Tom LydonJun 03, 2021
2021-06-03

Broadly speaking, investors view emerging markets as riskier than developed economies, and the same is true when comparing high-yield corporate bonds with investment-grade fare.

Combine emerging markets and junk bonds and the ingredients are there for risky and volatile recipe. That doesn’t mean the asset class should be ignored. The VanEck Vectors Emerging Markets High Yield Bond ETF (HYEM B+) is exceedingly relevant today against the backdrop of rising interest rates in some developing economies, especially given U.S. dollar price gyrations.

“The global exposure of many of the issuers allows the category to benefit from the spike in expected global growth rates this year,” says VanEck Head of Fixed Income ETF Portfolio Management Fran Rodilosso. “At the same time, emerging markets high yield corporates are one of the few areas where investors can still find yields that are still well above 5%.”

Additionally, HYEM, which has a 30-day SEC yield of 4.80%, offers outperformance potential. Over the past year, the VanEck exchange traded fund is higher by 15% while the J.P. Morgan EMBI Global Core Index and the Markit iBoxx USD Liquid High Yield Index are up 9.2% and 10.8%, respectively.

HYEM 1 Year Performance

Bond Benefits Galore

The aforementioned performance profile offered by HYEM isn’t uncommon. Over the past three years, the fund has beaten both the dollar-denominated J.P. Morgan EMBI Global Core Index and the Markit iBoxx USD Liquid High Yield Index while maintaining a similar volatility profile to the former.
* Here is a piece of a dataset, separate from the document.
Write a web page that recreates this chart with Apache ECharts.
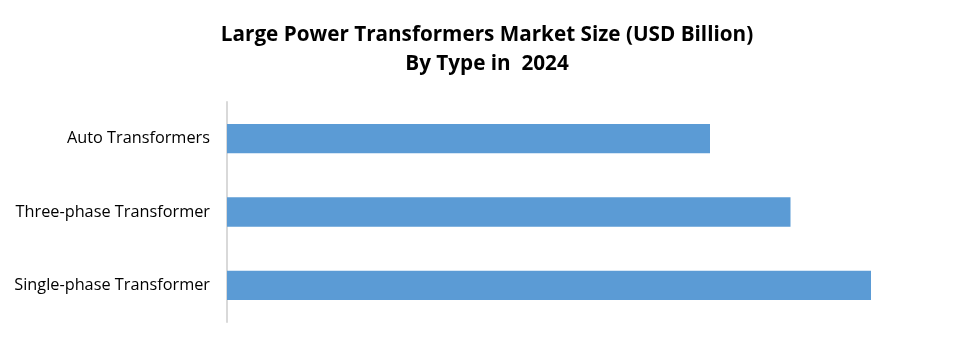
<!DOCTYPE html>
<html><head><meta charset="utf-8">
<script src="https://cdn.jsdelivr.net/npm/echarts@6/dist/echarts.min.js"></script>
<style>html,body{margin:0;padding:0;background:#fff}#c{width:974px;height:344px}</style>
</head><body><div id="c"></div>
<script>
const categories = ["Single-phase Transformer", "Three-phase Transformer", "Auto Transformers"];
const values = [4.0, 3.5, 3.0];
const titleLines = ["Large Power Transformers Market Size (USD Billion)", "By Type in  2024"];

const chart = echarts.init(document.getElementById('c'));
chart.setOption({
  animation: false,
  title: {
    text: titleLines.join('\n'),
    left: 'center', top: 16,
    textStyle: {fontFamily: 'Open Sans', fontWeight: 'bold', fontSize: 20.7, lineHeight: 29, color: '#000'}
  },
  grid: {left: 227, right: 22.5, top: 102, bottom: 22, containLabel: false},
  xAxis: {type: 'value', min: 0, max: 4.5, show: false},
  yAxis: {
    type: 'category', data: categories,
    axisLine: {show: true, lineStyle: {color: '#d9d9d9', width: 2}},
    axisTick: {show: false},
    axisLabel: {fontFamily: 'Open Sans', fontSize: 16.3, color: '#000', margin: 17}
  },
  series: [{
    type: 'bar', data: values, barCategoryGap: '60%',
    itemStyle: {color: '#5b9bd5'}
  }]
});
</script></body></html>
HYEM offers investors other benefits, including lower sensitivity to interest rates, which is a primary concern when investing in the bond market. The effective duration on the ICE BofA Diversified High Yield US Emerging Markets Corporate Plus Index – HYEM’s underlying benchmark – is 3.6 years. That’s lower than broader baskets of emerging markets dollar-denominated and local currency debt as well as the broader universe of corporate bonds from developing world issuers. Moreover, HYEM offers duration stability.

“Further, the segment’s duration has remained close to where it was five years ago,” adds Rodilosso. “The duration of USD emerging markets sovereigns, on the other hand, has extended significantly from about 6.7 five years ago, while the duration of broad emerging markets corporates was about 4.6 five years ago.”

The $821.1 million HYEM holds 838 bonds, 22.60% of which are from Chinese and Brazilian issuers. Eighty-seven percent of the fund’s roster is rated BB or B, according to issuer data.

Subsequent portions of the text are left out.